3.5. The examples with 1.5 weight % copper referred to in the previous paragraph, are the compositions with the lowest copper concentration for which specific values for the concentration of all three components copper, zinc and tin are given. Thus there are no specific examples which anticipate the present claim 1. Whereas claim 8 of D1 can be taken as suggesting that copper concentration can be reduced to as low as 0.5 % based on silicon, and thus within the range for copper concentrations required by the claim 1 now put forward, the Board cannot interpret the ranges for copper, zinc and tin given in claim 8 of D1, as a disclosure that any copper concentration down to 0.5 % is suitable together with any arbitrarily chosen value for zinc within the whole range given for zinc in claim 8 of D1 and together with any arbitrarily chosen value for tin within the whole range given for tin in claim 8 of D1. Rather, as discussed in the previous paragraph, the implication of D1 as a whole is that only selected values would work, but no clear and certain rule is stated or derivable as to how to extrapolate from the given examples with a copper content of 1.5% based on silicon, to a copper content of 1% or below. Thus as the person skilled in the art is not in D1 given a clear and unambiguous indication to choose a combination of the three components, copper, zinc and tin that would satisfy each of the limited ranges for these three components claimed in present Claim 1, D1 does not destroy the novelty of the claim. Whether the skilled person, having considered D1, might not nevertheless be led to operate in the area of what is claimed by the present claim remains a matter to be assessed when considering inventive step.
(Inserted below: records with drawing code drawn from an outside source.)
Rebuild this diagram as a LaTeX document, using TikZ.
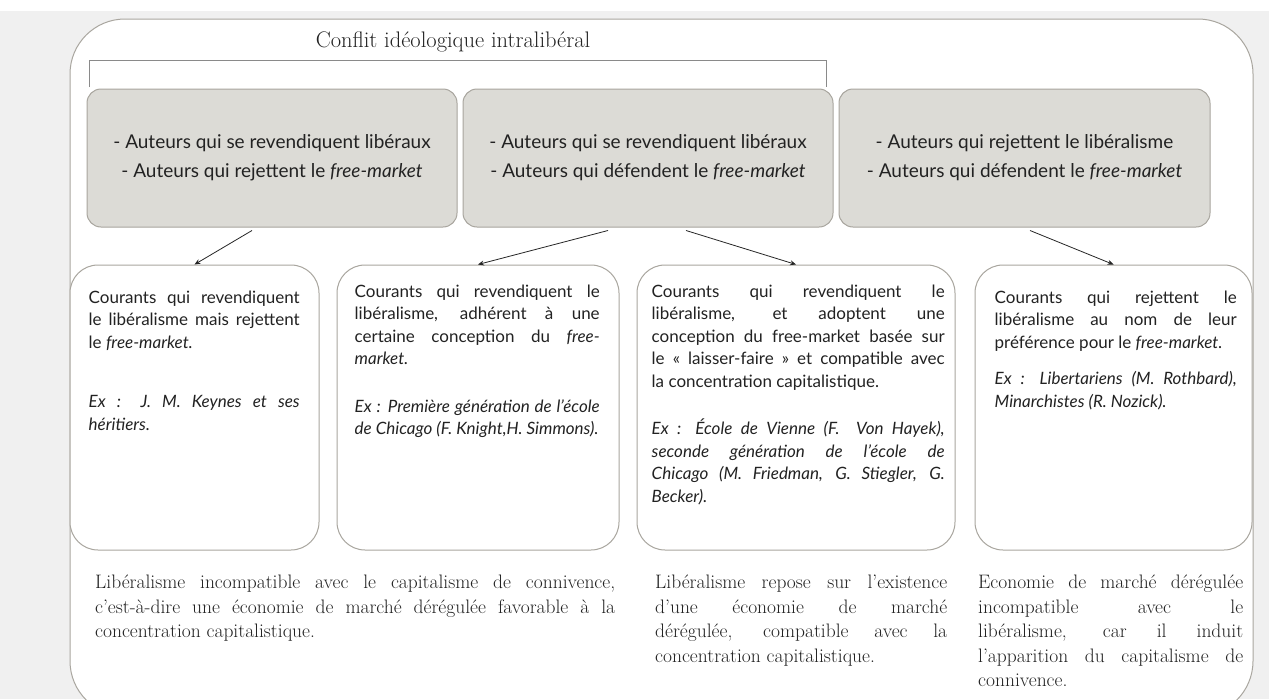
\documentclass[tikz,border=0pt]{standalone}
\usepackage{fontspec}
\newfontfamily\gill{Lato}
\usetikzlibrary{arrows.meta,calc}
\definecolor{pagebg}{HTML}{F0F0F0}
\definecolor{greyfill}{HTML}{DCDBD6}
\definecolor{greyedge}{HTML}{A8A59E}
\definecolor{boxedge}{HTML}{A9A69F}
\definecolor{inkc}{HTML}{222222}
\definecolor{bracketc}{HTML}{8A8A8A}
\newcommand\jl[1]{\makebox[\hsize][s]{\spaceskip=0pt\xspaceskip=0pt #1}}
\newcommand\nl[1]{\mbox{\spaceskip=0pt\xspaceskip=0pt #1}}
\begin{document}
\begin{tikzpicture}[x=1pt,y=-1pt,
  greybox/.style={draw=greyedge, line width=1pt, fill=greyfill, rounded corners=14pt,
    minimum height=138pt, inner sep=0pt, font=\gill\fontsize{19}{29}\selectfont,
    text=inkc, align=center},
  whitebox/.style={draw=boxedge, line width=1pt, fill=white, rounded corners=28pt,
    minimum height=285pt, inner sep=0pt},
  boxtext/.style={anchor=north west, inner sep=0pt, align=left,
    font=\gill\fontsize{17}{22.5}\selectfont, text=inkc},
  serif/.style={anchor=north west, inner sep=0pt, align=left,
    font=\fontsize{19.5}{24.5}\selectfont, text=inkc},
  arr/.style={-{Stealth[length=6pt,width=5pt]}, line width=0.8pt, draw=black!85},
]
\fill[pagebg] (0,0) rectangle (1269,699);
\fill[white] (0,0) rectangle (1269,11);
\useasboundingbox (0,0) rectangle (1269,699);
\draw[draw=boxedge, line width=1pt, fill=white, rounded corners=55pt] (70,19) rectangle (1253,716);

\node[font=\fontsize{22.5}{24}\selectfont, text=inkc, inner sep=0pt] (title) at (453,42) {Conflit idéologique intralibéral};
\draw[bracketc, line width=1pt] (89,87) -- (89,60) -- (826,60) -- (826,87);

\node[greybox, minimum width=370pt] (g1) at (272,158)
  {- Auteurs qui se revendiquent libéraux\\- Auteurs qui rejettent le \textit{free-market}};
\node[greybox, minimum width=370pt] (g2) at (648,158)
  {- Auteurs qui se revendiquent libéraux\\- Auteurs qui défendent le \textit{free-market}};
\node[greybox, minimum width=371pt] (g3) at (1024.5,158)
  {- Auteurs qui rejettent le libéralisme\\- Auteurs qui défendent le \textit{free-market}};

\node[whitebox, minimum width=249pt] (A) at (194.5,407.5) {};
\node[whitebox, minimum width=282pt] (B) at (478,407.5) {};
\node[whitebox, minimum width=318pt] (C) at (796,407.5) {};
\node[whitebox, minimum width=277pt] (D) at (1113.5,407.5) {};

\node[boxtext, text width=211pt] (tA) at ($(A.north west)+(19,26)$)
  {\jl{Courants qui revendiquent}\\\jl{le libéralisme mais rejettent}\\\nl{le \textit{free-market.}}\\[37pt]
   \itshape\jl{Ex : J. M. Keynes et ses}\\\nl{héritiers.}};
\node[boxtext, text width=245pt] (tB) at ($(B.north west)+(18,20)$)
  {\jl{Courants qui revendiquent le}\\\jl{libéralisme, adhérent à une}\\\jl{certaine conception du \textit{free-}}\\\nl{\textit{market.}}\\[25pt]
   \itshape\jl{Ex : Première génération de l’école}\\\nl{de Chicago (F. Knight,H. Simmons).}};
\node[boxtext, text width=293pt] (tC) at ($(C.north west)+(15,20)$)
  {\jl{Courants qui revendiquent le}\\\jl{libéralisme, et adoptent une}\\\jl{conception du free-market basée sur}\\\jl{le « laisser-faire » et compatible avec}\\\nl{la concentration capitalistique.}\\[25pt]
   \itshape\jl{Ex : École de Vienne (F.\ \ Von Hayek),}\\\jl{seconde génération de l’école de}\\\jl{Chicago (M. Friedman, G. Stiegler, G.}\\\nl{Becker).}};
\node[boxtext, text width=242pt] (tD) at ($(D.north west)+(20,26)$)
  {\jl{Courants qui rejettent le}\\\jl{libéralisme au nom de leur}\\\nl{préférence pour le \textit{free-market.}}\\[14pt]
   \itshape\jl{Ex : Libertariens (M. Rothbard),}\\\nl{Minarchistes (R. Nozick).}};

\coordinate (s1) at ($(g1.south)+(-20,3)$);
\coordinate (s2) at ($(g2.south)+(-40,3)$);
\coordinate (s3) at ($(g2.south)+(38,3)$);
\coordinate (s4) at ($(g3.south)+(5.5,3)$);
\draw[arr] (s1) -- (A.north);
\draw[arr] (s2) -- (B.north);
\draw[arr] (s3) -- (C.north);
\draw[arr] (s4) -- (D.north);

\node[serif, text width=520pt] (p1) at (95,575)
  {\jl{Libéralisme incompatible avec le capitalisme de connivence,}\\\jl{c’est-à-dire une économie de marché dérégulée favorable à la}\\\nl{concentration capitalistique.}};
\node[serif, text width=292pt] (p2) at (655,575)
  {\jl{Libéralisme repose sur l’existence}\\\jl{d’une économie de marché}\\\jl{dérégulée, compatible avec la}\\\nl{concentration capitalistique.}};
\node[serif, text width=265pt] (p3) at (978,575)
  {\jl{Economie de marché dérégulée}\\\jl{incompatible avec le}\\\jl{libéralisme, car il induit}\\\jl{l’apparition du capitalisme de}\\\nl{connivence.}};
\end{tikzpicture}
\end{document}
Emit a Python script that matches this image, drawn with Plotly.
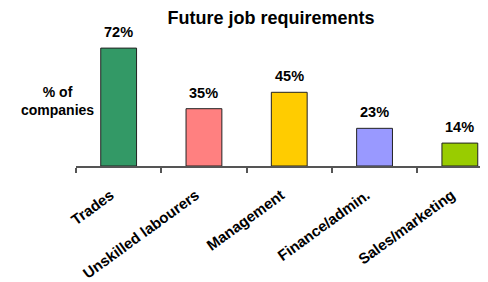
import plotly.graph_objects as go

categories = ["Trades", "Unskilled labourers", "Management", "Finance/admin.", "Sales/marketing"]
values = [72, 35, 45, 23, 14]
labels = ["72%", "35%", "45%", "23%", "14%"]
colors = ["#339966", "#FF8080", "#FFCC00", "#9999FF", "#99CC00"]

font = "Arial, Liberation Sans, sans-serif"

fig = go.Figure()
fig.add_trace(go.Bar(
    x=categories, y=values,
    marker=dict(color=colors, line=dict(color="#222222", width=1)),
    width=0.42,
    hoverinfo="skip",
))

for c, v, t in zip(categories, values, labels):
    fig.add_annotation(x=c, y=v, text="<b>%s</b>" % t, showarrow=False,
                       yanchor="bottom", yshift=6,
                       font=dict(family=font, size=14.5, color="black"))

fig.add_annotation(xref="paper", yref="paper", x=-0.045, y=0.5,
                   text="<b>% of<br>companies</b>", showarrow=False,
                   xanchor="center", yanchor="middle", align="center",
                   font=dict(family=font, size=14, color="black"))

fig.update_layout(
    width=488, height=282,
    margin=dict(l=68, r=8, t=27, b=124),
    paper_bgcolor="white", plot_bgcolor="white",
    showlegend=False,
    title=dict(text="<b>Future job requirements</b>", x=0.539, xanchor="center",
               y=0.965, yanchor="middle",
               font=dict(family=font, size=18, color="black")),
    xaxis=dict(range=[-0.5, 4.33], showline=True, linecolor="#555555", linewidth=1.5,
               ticks="outside", tickson="boundaries", ticklen=5, tickcolor="#555555",
               tickwidth=1.5, tickangle=-36, showgrid=False, fixedrange=True,
               automargin=False, ticklabelstandoff=13, ticklabelshift=-8,
               tickfont=dict(family=font, size=15, color="black"),
               tickvals=categories, ticktext=["<b>%s</b>" % c for c in categories]),
    yaxis=dict(range=[0, 80], visible=False, showgrid=False, fixedrange=True,
               automargin=False),
)

fig.write_html("out.html")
4. The Respondent's submission that novelty should not be acknowledged in the present case was inter alia based upon the submission that the present case was similar to that decided in T 17/85. However, in the Board's judgment in the present case three concentration ranges and their interrelations are important, whereas in T 17/85 only one concentration range was considered. In contrast to the case decided in T 17/85, Claim 1 of the patent in suit is not simply directed to a range of the copper concentration in the activated silicon overlapping with the range broadly disclosed in D1 and falling just outside the range of the specific examples contained in D1, but rather defines the adaptation of the concentrations of two other components (zinc and tin) to the said copper concentrations necessary in order to maintain an acceptable overall performance of the activated silicon composition. It is this "new element" (see T12/81, OJ EPO 1982, 296; point 14.2 of the reasons), or, in other words, this new piece of technical information, that confers novelty on the claimed subject-matter.

5. Therefore, there was no need to consider the technical effects which may or may not be obtained with the activated silicon according to Claim 1 of the patent in suit in respect of any activated silicon explicitly or implicitly disclosed in D1 in order to decide the issue of novelty of Claim 1 of the patent in suit.

6. Claims 2 and 3 relate to the use of the activated silicon defined in Claim 1. Their subject-matter does therefore not form part of the state of the art represented by D1 for substantially the same reasons as set out above.

7. The sole ground for revocation stated in the decision under appeal does thus not prejudice the maintenance of the patent with the amended set of claims. However, the Opposition Division has not yet had an opportunity to consider the objections in respect of the inventive step raised by the Respondent. The Board makes therefore use of its power under Article 111(1) and remits the case to the Opposition Division for further consideration, as requested by the Appellant.

ORDER

For these reasons it is decided that:

1. The decision under appeal is set aside.

2. The matter is referred back to the first instance for further consideration on the basis of the sole request submitted at the oral proceedings on 25 April 1996.